Fâtih döneminde vücut bulan kültürel ve sosyal gelişmelerle beslenerek kendine mahsus özellikleriyle ilk klâsik hüviyetini kazanmış şair Ahmed Paşa’dır. Sultan II. Murad’ın kazaskerlerinden Veliyüddîn Efendi’nin oğludur. Tahsilini tamamladıktan sonra müderris olarak Bursa Muradiye Medresesi’ne atandı, ardından Molla Hüsrev’in yerine 1451’de Edirne’ye gönderildi.
Fâtih’in tahta geçmesinden sonra önce kazasker, sonra da ona musahip ve müderris oldu. Kısa zamanda vezirlik rütbesine ulaştı. İstanbul’un fethi sırasında padişahın Ahmed Paşa‘yı gerek askerin maneviyatını yükseltmesi, gerekse her konuda kılı kırk yaran bir kişiliğe sahip olması sebebiyle hemen hiç yanından ayırmadığı görülür. Kendisine bu devrede “Sipâhî Müftüsü” dendiği bilinmektedir. Padişaha olan aşırı yakınlığı bazı hasımlarının kıskançlığını celbetmiş olmalı ki, bir zaman sonra bazı dedikodular üzerine onun gazabına uğradı ve tutuklanarak sarayın kapıcılar odasına hapsedildi.

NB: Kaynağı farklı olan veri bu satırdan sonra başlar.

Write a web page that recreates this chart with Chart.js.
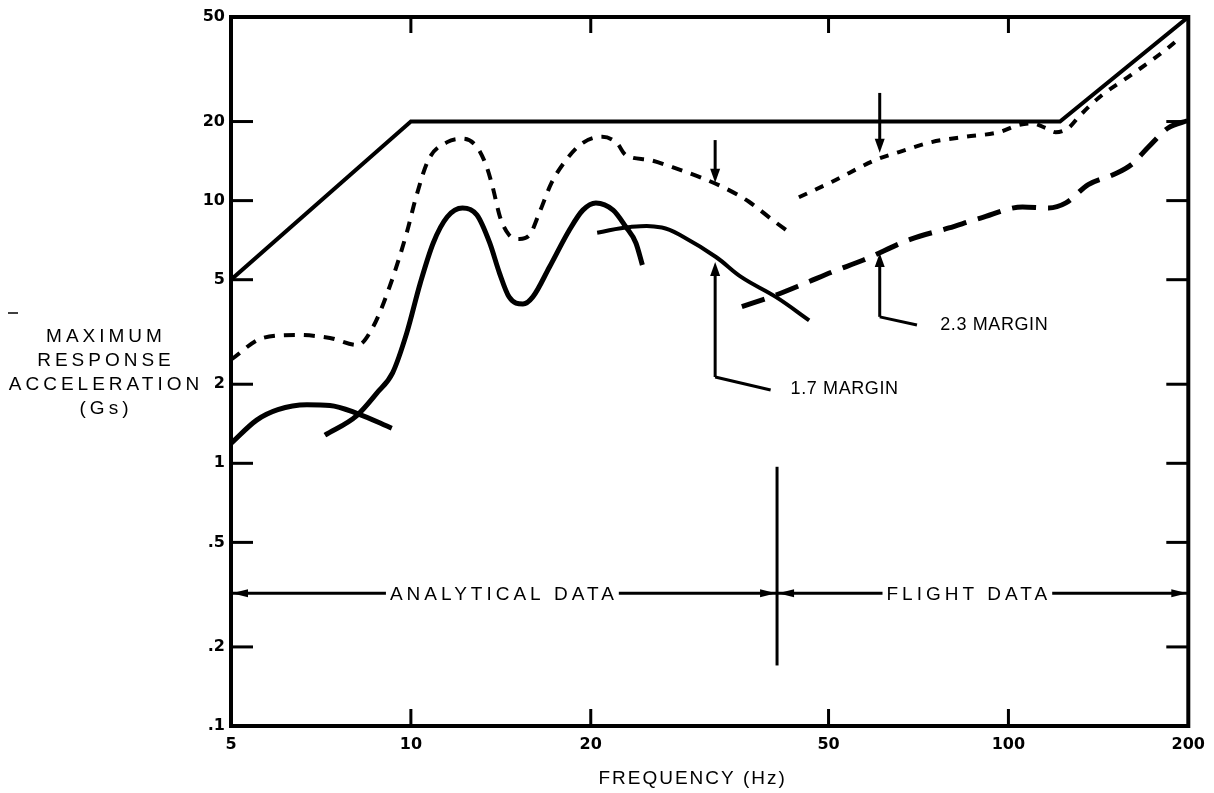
<!DOCTYPE html>
<html><head><meta charset="utf-8">
<script src="https://cdn.jsdelivr.net/npm/chart.js@4.4.0/dist/chart.umd.min.js"></script>
<style>html,body{margin:0;padding:0;background:#fff}#wrap{width:1214px;height:793px}</style>
</head><body><div id="wrap"><canvas id="c" width="1214" height="793"></canvas></div>
<script>
// ---- axis ticks ----
const xTickValues = [5, 10, 20, 50, 100, 200];
const xTickLabels = ['5', '10', '20', '50', '100', '200'];
const yTickValues = [0.1, 0.2, 0.5, 1, 2, 5, 10, 20, 50];
const yTickLabels = ['.1', '.2', '.5', '1', '2', '5', '10', '20', '50'];
const xInnerTicks = [10, 20, 50, 100];
const yInnerTicks = [0.2, 0.5, 1, 2, 5, 10, 20];

// ---- series (frequency Hz, response G) ----
const envFreq = [5, 10, 122, 200];
const envG    = [5, 20, 20, 50];

const anUpFreq = [5, 5.65, 6.45, 7.32, 8.15, 8.64, 9.21, 9.84, 10.2, 10.7, 11.5, 12.2, 12.9, 13.4, 13.7, 14.1, 14.6, 15.2, 15.8, 16.4, 17.2, 18.2, 19.4, 20.9, 22.1, 22.9, 25.0, 27.4, 30.7, 33.7, 36.8, 40.4, 43.4];
const anUpG    = [2.48, 3.0, 3.08, 3.0, 2.82, 3.30, 4.69, 7.53, 10.3, 14.3, 16.7, 17.2, 16.0, 13.4, 11.3, 8.66, 7.40, 7.15, 7.40, 8.97, 11.7, 14.3, 16.6, 17.5, 16.6, 14.9, 14.3, 13.4, 12.2, 11.1, 9.9, 8.4, 7.45];

const anLowAFreq = [5, 5.52, 5.99, 6.70, 7.32, 8.12, 9.29];
const anLowAG    = [1.19, 1.46, 1.60, 1.67, 1.66, 1.55, 1.36];

const anLowBFreq = [7.18, 8.12, 8.77, 9.32, 9.84, 10.37, 10.9, 11.5, 12.2, 12.9, 13.55, 14.07, 14.6, 15.4, 16.0, 17.06, 18.4, 19.4, 20.4, 21.8, 22.9, 23.8, 24.4];
const anLowBG    = [1.28, 1.52, 1.85, 2.21, 3.13, 4.86, 6.90, 8.66, 9.37, 8.81, 6.90, 5.30, 4.30, 4.04, 4.30, 5.59, 7.7, 9.2, 9.8, 9.2, 7.94, 6.90, 5.69];

const flUpFreq = [44.6, 50.7, 60.0, 65.6, 74.4, 84.5, 96.3, 104, 109.6, 115.4, 120, 126, 131, 141.5, 160.5, 183, 194.5];
const flUpG    = [10.3, 11.8, 14.3, 15.3, 16.7, 17.5, 18.2, 19.4, 19.7, 18.9, 18.2, 18.9, 20.8, 24.6, 30.1, 37.4, 42];

const flSolidFreq = [20.5, 23.3, 26.3, 28.5, 32.4, 35.8, 40.8, 46.4];
const flSolidG    = [7.55, 7.94, 7.9, 7.3, 6.1, 5.1, 4.3, 3.5];

const flLowFreq = [35.8, 40.8, 45.8, 50.7, 57.2, 68.5, 79.5, 89.8, 105.6, 116.8, 124.8, 136, 150.3, 160.5, 171.5, 185, 200];
const flLowG    = [3.95, 4.37, 4.86, 5.35, 5.94, 7.12, 7.87, 8.58, 9.46, 9.37, 9.8, 11.5, 12.6, 13.7, 16.0, 18.9, 20.2];

// ---- annotations (data units) ----
const rangeLevel = 0.32;
const rangeSplit = 41;
const rangeLabels = ['ANALYTICAL DATA', 'FLIGHT DATA'];
const rangeLabelFreq = [14.2, 85.2];
const dividerFreq = 41, dividerFrom = 0.17, dividerTo = 0.97;
const margins = [
  {label: '1.7 MARGIN', x: 32.3, downFrom: 17.0, downTo: 11.7, upFrom: 2.13, upTo: 5.84, leader: [40, 1.9], labelAt: [43.2, 1.92]},
  {label: '2.3 MARGIN', x: 60.9, downFrom: 25.7, downTo: 15.2, upFrom: 3.61, upTo: 6.32, leader: [70.3, 3.36], labelAt: [76.9, 3.36]}
];
const yTitleLines = ['MAXIMUM', 'RESPONSE', 'ACCELERATION', '(Gs)'];
const xTitle = 'FREQUENCY (Hz)';
const xTitleFreq = 29.5;

const pts = (xs, ys) => xs.map((x, i) => ({x, y: ys[i]}));
const base = {showLine: true, pointRadius: 0, borderColor: '#000', backgroundColor: '#000', fill: false, cubicInterpolationMode: 'monotone'};
const datasets = [
  {label: 'Envelope', data: pts(envFreq, envG), borderWidth: 4, cubicInterpolationMode: 'default', tension: 0},
  {label: 'Analytical x1.7', data: pts(anUpFreq, anUpG), borderWidth: 4, borderDash: [11, 9]},
  {label: 'Analytical A', data: pts(anLowAFreq, anLowAG), borderWidth: 5},
  {label: 'Analytical B', data: pts(anLowBFreq, anLowBG), borderWidth: 5},
  {label: 'Flight x2.3', data: pts(flUpFreq, flUpG), borderWidth: 4, borderDash: [9, 9]},
  {label: 'Flight', data: pts(flSolidFreq, flSolidG), borderWidth: 4, cubicInterpolationMode: 'default', tension: 0.4},
  {label: 'Flight (low)', data: pts(flLowFreq, flLowG), borderWidth: 5, borderDash: [24, 12]}
].map(d => Object.assign({}, base, d));

const SANS = "'Liberation Sans', Arial, sans-serif";

function drawHead(ctx, px, py, dir, len, hw) {
  ctx.beginPath();
  if (dir === 'down') { ctx.moveTo(px, py); ctx.lineTo(px - hw, py - len); ctx.lineTo(px + hw, py - len); }
  if (dir === 'up')   { ctx.moveTo(px, py); ctx.lineTo(px - hw, py + len); ctx.lineTo(px + hw, py + len); }
  if (dir === 'left') { ctx.moveTo(px, py); ctx.lineTo(px + len, py - hw); ctx.lineTo(px + len, py + hw); }
  if (dir === 'right'){ ctx.moveTo(px, py); ctx.lineTo(px - len, py - hw); ctx.lineTo(px - len, py + hw); }
  ctx.closePath(); ctx.fill();
}
function seg(ctx, x1, y1, x2, y2) { ctx.beginPath(); ctx.moveTo(x1, y1); ctx.lineTo(x2, y2); ctx.stroke(); }
function text(ctx, s, x, y, size, ls, align) {
  ctx.save();
  ctx.font = size + 'px ' + SANS;
  try { ctx.letterSpacing = ls + 'px'; } catch (e) {}
  ctx.textAlign = align || 'center';
  ctx.textBaseline = 'middle';
  ctx.fillStyle = '#000';
  let dx = 0;
  if ((align || 'center') === 'center') dx = ls / 2;
  ctx.fillText(s, x + dx, y);
  const w = ctx.measureText(s).width;
  ctx.restore();
  return w;
}

const deco = {
  id: 'deco',
  afterDatasetsDraw(chart) {
    const {ctx, chartArea: a, scales: {x, y}} = chart;
    const X = v => x.getPixelForValue(v), Y = v => y.getPixelForValue(v);
    ctx.save();
    ctx.strokeStyle = '#000'; ctx.fillStyle = '#000';
    // inner ticks
    ctx.lineWidth = 3;
    xInnerTicks.forEach(v => { const p = X(v); seg(ctx, p, a.bottom, p, a.bottom - 17); seg(ctx, p, a.top, p, a.top + 16); });
    yInnerTicks.forEach(v => { const p = Y(v); seg(ctx, a.left, p, a.left + 22, p); seg(ctx, a.right, p, a.right - 22, p); });
    // frame
    ctx.lineWidth = 4;
    ctx.strokeRect(a.left, a.top, a.right - a.left, a.bottom - a.top);

    // divider
    ctx.lineWidth = 3;
    seg(ctx, X(dividerFreq), Y(dividerTo), X(dividerFreq), Y(dividerFrom));

    // range lines with labels
    const ry = Y(rangeLevel);
    const spans = [[a.left, X(rangeSplit)], [X(rangeSplit), a.right]];
    spans.forEach((sp, i) => {
      const cx = X(rangeLabelFreq[i]);
      ctx.save(); ctx.font = '19px ' + SANS; try { ctx.letterSpacing = '4px'; } catch (e) {}
      const w = ctx.measureText(rangeLabels[i]).width - 4; ctx.restore();
      text(ctx, rangeLabels[i], cx, ry + 1, 19, 4);
      ctx.lineWidth = 3;
      seg(ctx, sp[0], ry, cx - w / 2 - 4, ry);
      seg(ctx, cx + w / 2 + 5, ry, sp[1], ry);
      drawHead(ctx, sp[0] + 1, ry, 'left', 16, 4);
      drawHead(ctx, sp[1] - 1, ry, 'right', 16, 4);
    });

    // margin arrows
    margins.forEach(m => {
      const px = X(m.x);
      ctx.lineWidth = 3;
      seg(ctx, px, Y(m.downFrom), px, Y(m.downTo) - 8);
      drawHead(ctx, px, Y(m.downTo), 'down', 14, 5);
      seg(ctx, px, Y(m.upFrom), px, Y(m.upTo) + 8);
      drawHead(ctx, px, Y(m.upTo), 'up', 14, 5);
      ctx.lineWidth = 3;
      ctx.beginPath(); ctx.moveTo(px, Y(m.upFrom)); ctx.lineTo(X(m.leader[0]), Y(m.leader[1])); ctx.stroke();
      text(ctx, m.label, X(m.labelAt[0]), Y(m.labelAt[1]), 18, 0.6, 'left');
    });

    // axis titles
    yTitleLines.forEach((s, i) => text(ctx, s, 104, 337 + i * 24, 19, 4));
    text(ctx, xTitle, X(xTitleFreq), 779, 19, 2);
    // stray scan mark
    ctx.lineWidth = 1.5; seg(ctx, 8, 313, 18, 313);
    ctx.restore();
  }
};

const tickFont = {family: "'DejaVu Sans', sans-serif", size: 16, weight: 'bold'};
new Chart(document.getElementById('c'), {
  type: 'scatter',
  data: {datasets},
  options: {
    responsive: false, animation: false, devicePixelRatio: 1,
    layout: {padding: {left: 0, right: 24, top: 17, bottom: 0}},
    plugins: {legend: {display: false}, tooltip: {enabled: false}},
    scales: {
      x: {
        type: 'logarithmic', min: 5, max: 200,
        afterBuildTicks: s => { s.ticks = xTickValues.map(v => ({value: v})); },
        afterFit: s => { s.height = 67; },
        grid: {display: false, drawTicks: false}, border: {display: false},
        ticks: {autoSkip: false, maxRotation: 0, padding: 9, color: '#000', font: tickFont,
          callback: v => { const i = xTickValues.indexOf(v); return i >= 0 ? xTickLabels[i] : ''; }}
      },
      y: {
        type: 'logarithmic', min: 0.1, max: 50,
        afterBuildTicks: s => { s.ticks = yTickValues.map(v => ({value: v})); },
        afterFit: s => { s.width = 231; },
        grid: {display: false, drawTicks: false}, border: {display: false},
        ticks: {autoSkip: false, padding: 6, color: '#000', font: tickFont,
          callback: v => { const i = yTickValues.indexOf(v); return i >= 0 ? yTickLabels[i] : ''; }}
      }
    }
  },
  plugins: [deco]
});
</script>
</body></html>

Kısa bir zaman sonra padişaha hitaben yazdığı meşhur “Kerem Kasidesi“ni göndererek, kendini affettirdiyse de bir daha saraya giremedi. Affedilerek Bursa’ya gönderilen paşa, önce Orhan Gazi ve Muradiye medreseleri mütevelliliğine getirildi. Daha sonra Sultanönü, Tire ve Ankara sancakbeyliklerine atandı. II. Bâyezîd zamanında yeniden sarayın iltifatını kazanarak Bursa sancak beyliğine atanmıştır. 1497 tarihinde Bursa’da ölmüştür.
Zamanının “şuarâ-yı Rûm“u olarak adlandırılan Ahmed Paşa’nın Bursa’da evi edebî toplantı yeri hâline gelmiş, birçok şair onun evinde toplanmış; birbirlerine şiirlerini okumuşlardır. Bunlar arasında Harîrî, Resmî, Mîrî, Çağşırcı eyhî gibi şairler sayılabilir. Ahmed Paşa’nın ünü daha sağlığında Osmanlı sınırlını aşarak şark Türkleri arasına kadar ulaşmıştır. Şekil güzelliğini ahenk ve arı şiirde her şeyden üstün tutan üslûbu temiz, zevki asil bir sanatkâr olan Ahmet Paşa’ya hayâli dar, duygusu noksan bir şair denilemez.